Branch Sales Are Down, But Don't Count Them Out

Have electronic delivery channels become so popular and promising that bank branch acquisitions will become a thing of the past?

The answer is a resounding no, say bankers and consultants.

Industry experts say banks that have set their sights on acquisitions can't expand their consumer base into new markets without buying the brick and mortar that come with it.

"I think anybody would find that next to impossible," said Philip G. Heasley, vice chairman at First Bank System Inc., Minneapolis.

James McCormick, president of First Manhattan Consulting Group, said the "odds are near zero" that a nationwide consumer bank will emerge within the next five years without having "an extensive network of person-to-person facilities, which would include traditional branches, minibranches, and in- store facilities."

While electronic delivery is proliferating, acquisitive banks continue to be attracted to branches because they are usually the home of transaction accounts, which typically forms the core of a consumer-banking relationship.

"We probably do not look at the acquisition of the retail portion of the bank as the acquisition of branches," said Mr. Heasley, whose bank acquired Omaha's Firstier Financial Inc. this year and attempted to buy First Interstate Bancorp. in 1995. "We look at it as the acquisition of customer relationships."

The value of branch sales announced in the first half of 1996 was significantly lower than in 1995; the decline mirrored that of bank mergers. Some $8.75 billion of deposits was transferred in the top 10 branch sales. That wasn't much more than the single biggest deal in 1995, GreenPoint Financial Corp.'s purchase of 60 branches with $8.2 billion of deposits.

But there were big deals. Harris Bancorp purchased 54 branches from Household International with $2.9 billion of deposits. H.F. Ahmanson won the bid for 61 First Interstate Bancorp branches in California.

Part of the attraction of branches is that they are the delivery channel of choice for banks' most profitable customers. A First Manhattan study last year found that the 40% of customers who don't use the phone or ATM represent 60% of branch profits.

Further, even banks planning to close branches and spur customers to use alternative delivery channels haven't let brick and mortar get in the way of acquisitions.

Last year, PNC Bank Corp., bought 84 Chemical Banking Corp. branches in southern New Jersey and later bought Midlantic Corp. Those moves followed plans announced in 1994 that PNC would close 30% of its branches over three years.

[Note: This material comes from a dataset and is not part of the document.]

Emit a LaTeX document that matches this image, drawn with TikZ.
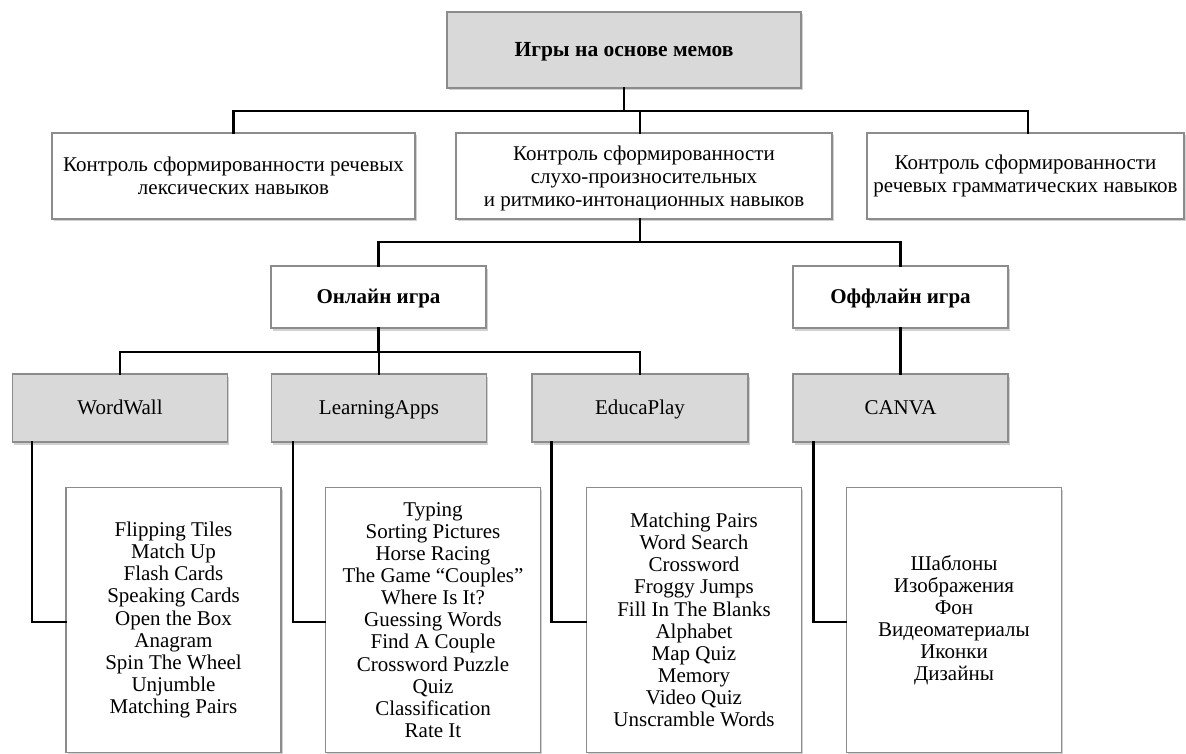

Wells Fargo & Co., San Francisco, said it would close 350 branches when it bought First Interstate. But the $108 billion-asset bank has also launched plans to operate 775 supermarket branches by the end of this year, up from just 37 in 1994.

"The big banks are the ones out there spending the most money for the branch networks," observed Vernon Hill, chief executive of Commerce Bancorp in Cherry Hill, N.J., which is opening branches at a rate of one a month. "They talk about the branches dying, but they are going out and buying hundreds of them."